Twitter puts me into a mandatory wizard-type interface to set up my account.

It then wants me to follow some people. Note that there is no way to skip this step. You cannot use your Twitter account until you have followed a bunch of people. Twitter helpfully provides a list of celebrities.

Once I've chosen three, it relents and lets me move on.

Or... not. Here's much the same thing again, with the suggestions grouped by topic. Again, you need to select at least two either by using their suggestions or using the search box right now to enter accounts you want to follow. I would guess that people normally follow accounts by clicking on "Follow" on their profiles, so having to enter the name of the account manually steers you towards using the suggestions - which is the point.

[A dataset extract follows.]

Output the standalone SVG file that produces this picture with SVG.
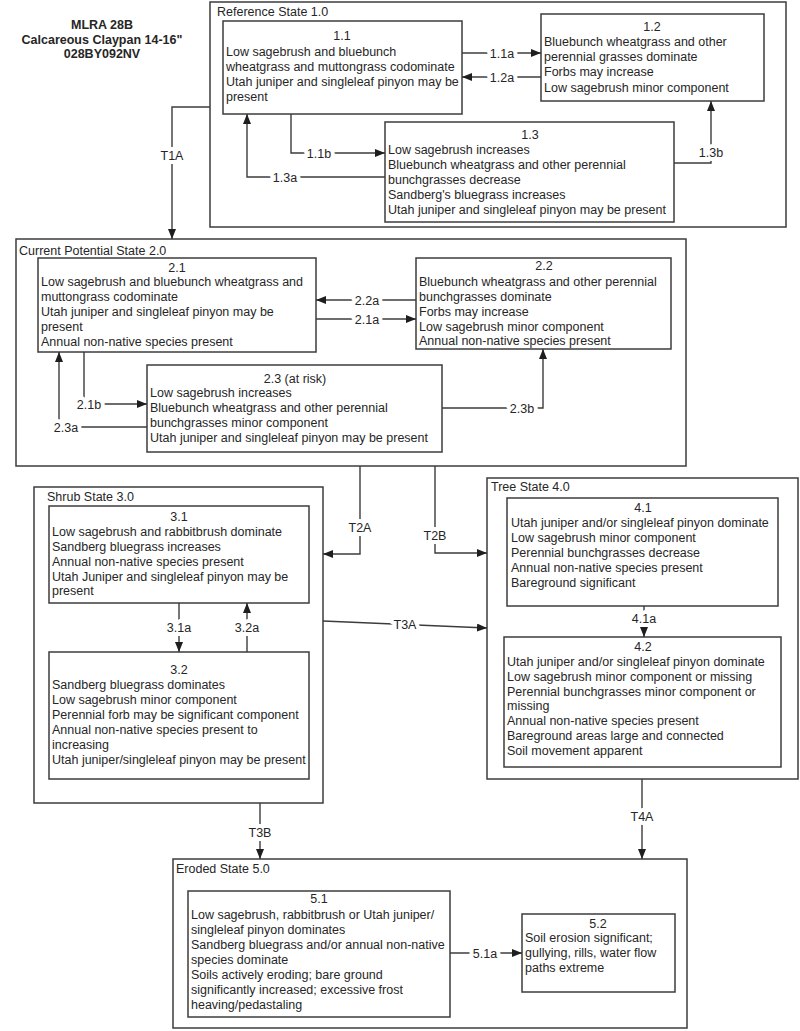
<svg xmlns="http://www.w3.org/2000/svg" width="800" height="1031" viewBox="0 0 800 1031">
<style>
  .bg{fill:#fff}
  .state{fill:#fff;stroke:#3c3c3c;stroke-width:1.5}
  .box{fill:#fff;stroke:#3c3c3c;stroke-width:1.5}
  text{font-family:"Liberation Sans",Arial,Helvetica,sans-serif;font-size:12.5px;fill:#262626}
  .mid{text-anchor:middle}
  .title{font-weight:bold;text-anchor:middle}
  .lbl{text-anchor:middle;stroke:#fff;stroke-width:8px;paint-order:stroke;stroke-linejoin:round}
  .con{fill:none;stroke:#3c3c3c;stroke-width:1.4}
  .arr{fill:none;stroke:#3c3c3c;stroke-width:1.4;marker-end:url(#ah)}
</style>
<defs>
  <marker id="ah" viewBox="0 0 10 8" refX="10" refY="4" markerWidth="10" markerHeight="8" markerUnits="userSpaceOnUse" orient="auto">
    <path d="M0,0 L10,4 L0,8 Z" fill="#1e1e1e"/>
  </marker>
</defs>
<rect class="bg" x="0" y="0" width="800" height="1031"/>

<g id="title">
  <text class="title" x="102" y="29">MLRA 28B</text>
  <text class="title" x="102" y="44">Calcareous Claypan 14-16"</text>
  <text class="title" x="102" y="58">028BY092NV</text>
</g>

<!-- State containers -->
<g id="state1">
  <rect class="state" x="210" y="2" width="576" height="225"/>
  <text x="217" y="16">Reference State 1.0</text>
</g>
<g id="state2">
  <rect class="state" x="16" y="239" width="670" height="227"/>
  <text x="19" y="255">Current Potential State 2.0</text>
</g>
<g id="state3">
  <rect class="state" x="34" y="487" width="289" height="316"/>
  <text x="47" y="501">Shrub State 3.0</text>
</g>
<g id="state4">
  <rect class="state" x="487" y="478" width="311" height="301"/>
  <text x="491" y="491">Tree State 4.0</text>
</g>
<g id="state5">
  <rect class="state" x="173" y="859" width="514" height="169"/>
  <text x="176" y="873">Eroded State 5.0</text>
</g>

<!-- Community phases -->
<g id="n1_1">
  <rect class="box" x="223" y="21" width="239" height="93"/>
  <text class="mid" x="342" y="40">1.1</text>
  <text x="226" y="56">Low sagebrush and bluebunch</text>
  <text x="226" y="71">wheatgrass and muttongrass codominate</text>
  <text x="226" y="86">Utah juniper and singleleaf pinyon may be</text>
  <text x="226" y="101">present</text>
</g>
<g id="n1_2">
  <rect class="box" x="541" y="14" width="223" height="87"/>
  <text class="mid" x="652" y="31">1.2</text>
  <text x="544" y="46">Bluebunch wheatgrass and other</text>
  <text x="544" y="61">perennial grasses dominate</text>
  <text x="544" y="76">Forbs may increase</text>
  <text x="544" y="92">Low sagebrush minor component</text>
</g>
<g id="n1_3">
  <rect class="box" x="385" y="122" width="289" height="100"/>
  <text class="mid" x="530" y="139">1.3</text>
  <text x="388" y="154">Low sagebrush increases</text>
  <text x="388" y="169">Bluebunch wheatgrass and other perennial</text>
  <text x="388" y="184">bunchgrasses decrease</text>
  <text x="388" y="199">Sandberg's bluegrass increases</text>
  <text x="388" y="214">Utah juniper and singleleaf pinyon may be present</text>
</g>

<g id="n2_1">
  <rect class="box" x="38" y="258" width="278" height="94"/>
  <text class="mid" x="177" y="272">2.1</text>
  <text x="41" y="286">Low sagebrush and bluebunch wheatgrass and</text>
  <text x="41" y="301">muttongrass codominate</text>
  <text x="41" y="316">Utah juniper and singleleaf pinyon may be</text>
  <text x="41" y="331">present</text>
  <text x="41" y="346">Annual non-native species present</text>
</g>
<g id="n2_2">
  <rect class="box" x="416" y="258" width="255" height="91"/>
  <text class="mid" x="544" y="270">2.2</text>
  <text x="419" y="286">Bluebunch wheatgrass and other perennial</text>
  <text x="419" y="301">bunchgrasses dominate</text>
  <text x="419" y="316">Forbs may increase</text>
  <text x="419" y="331">Low sagebrush minor component</text>
  <text x="419" y="345">Annual non-native species present</text>
</g>
<g id="n2_3">
  <rect class="box" x="147" y="365" width="295" height="87"/>
  <text class="mid" x="295" y="383">2.3 (at risk)</text>
  <text x="150" y="397">Low sagebrush increases</text>
  <text x="150" y="412">Bluebunch wheatgrass and other perennial</text>
  <text x="150" y="427">bunchgrasses minor component</text>
  <text x="150" y="442">Utah juniper and singleleaf pinyon may be present</text>
</g>

<g id="n3_1">
  <rect class="box" x="49" y="506" width="260" height="97"/>
  <text class="mid" x="179" y="521">3.1</text>
  <text x="52" y="536">Low sagebrush and rabbitbrush dominate</text>
  <text x="52" y="551">Sandberg bluegrass increases</text>
  <text x="52" y="566">Annual non-native species present</text>
  <text x="52" y="581">Utah Juniper and singleleaf pinyon may be</text>
  <text x="52" y="595">present</text>
</g>
<g id="n3_2">
  <rect class="box" x="49" y="652" width="260" height="127"/>
  <text class="mid" x="179" y="674">3.2</text>
  <text x="52" y="689">Sandberg bluegrass dominates</text>
  <text x="52" y="704">Low sagebrush minor component</text>
  <text x="52" y="719">Perennial forb may be significant component</text>
  <text x="52" y="734">Annual non-native species present to</text>
  <text x="52" y="749">increasing</text>
  <text x="52" y="764">Utah juniper/singleleaf pinyon may be present</text>
</g>

<g id="n4_1">
  <rect class="box" x="507" y="498" width="271" height="108"/>
  <text class="mid" x="643" y="512">4.1</text>
  <text x="511" y="527">Utah juniper and/or singleleaf pinyon dominate</text>
  <text x="511" y="542">Low sagebrush minor component</text>
  <text x="511" y="557">Perennial bunchgrasses decrease</text>
  <text x="511" y="572">Annual non-native species present</text>
  <text x="511" y="587">Bareground significant</text>
</g>
<g id="n4_2">
  <rect class="box" x="504" y="637" width="277" height="130"/>
  <text class="mid" x="643" y="651">4.2</text>
  <text x="507" y="666">Utah juniper and/or singleleaf pinyon dominate</text>
  <text x="507" y="681">Low sagebrush minor component or missing</text>
  <text x="507" y="696">Perennial bunchgrasses minor component or</text>
  <text x="507" y="710">missing</text>
  <text x="507" y="725">Annual non-native species present</text>
  <text x="507" y="740">Bareground areas large and connected</text>
  <text x="507" y="755">Soil movement apparent</text>
</g>

<g id="n5_1">
  <rect class="box" x="188" y="891" width="262" height="126"/>
  <text class="mid" x="319" y="903">5.1</text>
  <text x="191" y="919">Low sagebrush, rabbitbrush or Utah juniper/</text>
  <text x="191" y="934">singleleaf pinyon dominates</text>
  <text x="191" y="949">Sandberg bluegrass and/or annual non-native</text>
  <text x="191" y="964">species dominate</text>
  <text x="191" y="979">Soils actively eroding; bare ground</text>
  <text x="191" y="994">significantly increased; excessive frost</text>
  <text x="191" y="1009">heaving/pedastaling</text>
</g>
<g id="n5_2">
  <rect class="box" x="522" y="914" width="153" height="78"/>
  <text class="mid" x="598" y="928">5.2</text>
  <text x="525" y="942">Soil erosion significant;</text>
  <text x="525" y="957">gullying, rills, water flow</text>
  <text x="525" y="972">paths extreme</text>
</g>

<!-- Connectors -->
<g id="connectors">
  <path class="arr" d="M462,53 H541"/>
  <path class="arr" d="M541,77 H462"/>
  <path class="arr" d="M291,114 V153 H385"/>
  <path class="arr" d="M385,177 H247 V114"/>
  <path class="arr" d="M674,163 H711 V101"/>
  <path class="arr" d="M210,107 H172 V239"/>

  <path class="arr" d="M416,300 H316"/>
  <path class="arr" d="M316,319 H416"/>
  <path class="arr" d="M84,352 V404 H147"/>
  <path class="arr" d="M147,427 H59 V352"/>
  <path class="arr" d="M442,408 H543 V349"/>

  <path class="arr" d="M360,466 V554 H323"/>
  <path class="arr" d="M435,466 V553 H487"/>

  <path class="arr" d="M179,603 V652"/>
  <path class="arr" d="M247,652 V603"/>
  <path class="arr" d="M323,621 L487,628"/>
  <path class="arr" d="M644,606 V637"/>

  <path class="arr" d="M260,803 V859"/>
  <path class="arr" d="M642,779 V859"/>
  <path class="arr" d="M450,953 H522"/>

  <text class="lbl" x="502" y="57.5">1.1a</text>
  <text class="lbl" x="502" y="81.5">1.2a</text>
  <text class="lbl" x="319" y="157.5">1.1b</text>
  <text class="lbl" x="285" y="181.5">1.3a</text>
  <text class="lbl" x="711" y="156.5">1.3b</text>
  <text class="lbl" x="172" y="159.5">T1A</text>

  <text class="lbl" x="367" y="304.5">2.2a</text>
  <text class="lbl" x="367" y="323.5">2.1a</text>
  <text class="lbl" x="89" y="408.5">2.1b</text>
  <text class="lbl" x="66" y="431.5">2.3a</text>
  <text class="lbl" x="522" y="412.5">2.3b</text>

  <text class="lbl" x="360" y="531.5">T2A</text>
  <text class="lbl" x="435" y="539.5">T2B</text>

  <text class="lbl" x="179" y="631.5">3.1a</text>
  <text class="lbl" x="247" y="631.5">3.2a</text>
  <text class="lbl" x="405" y="628.5">T3A</text>
  <text class="lbl" x="644" y="622.5">4.1a</text>

  <text class="lbl" x="260" y="836.5">T3B</text>
  <text class="lbl" x="642" y="820.5">T4A</text>
  <text class="lbl" x="485" y="957.5">5.1a</text>
</g>
</svg>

Note that for me, the suggestions include the account of a seriously right-wing Swiss party. Thanks, Twitter!

We're nearly there! Now it just wants permission to rummage through my mail accounts. But what's this? There is a skip option this time? Can't see it? Look very carefully at the bottom left and you can just about see a tiny light grey on lighter grey link. You can tell they would very much like to just get rid of it altogether.

This is what dark patterns are about: you are given the option to skip, sure, but the visibility of that option is extremely limited in an attempt to steer you towards the behavior Twitter wants.

Finally, the wizard wants a picture and a bio, which is comparatively reasonable. Again, there is a nigh-on-invisible skip link.

We made it! We have a Twitter account! We only had to follow six random accounts served up to us by Twitter's algorithms, which pick right-wing parties as suggestions on the basis that they are popular.

The overarching question here is whether Twitter is a communications medium or a broadcasting medium. Looking at the sign-up process, it is clear what Twitter wants it to be: a system for consuming "content". Not because that's what people necessarily want, but because that's something they think they can monetize.

Needless to say, this makes me pretty wary of Twitter's plans to mess around with the way the timeline works, including tweets by people you don't follow, changing the semantics of favorites, etc. But the lock-in effect is huge. I use Twitter constantly, and it would take a lot to make me abandon it, so in a sense they can get away with this sort of stuff - for now.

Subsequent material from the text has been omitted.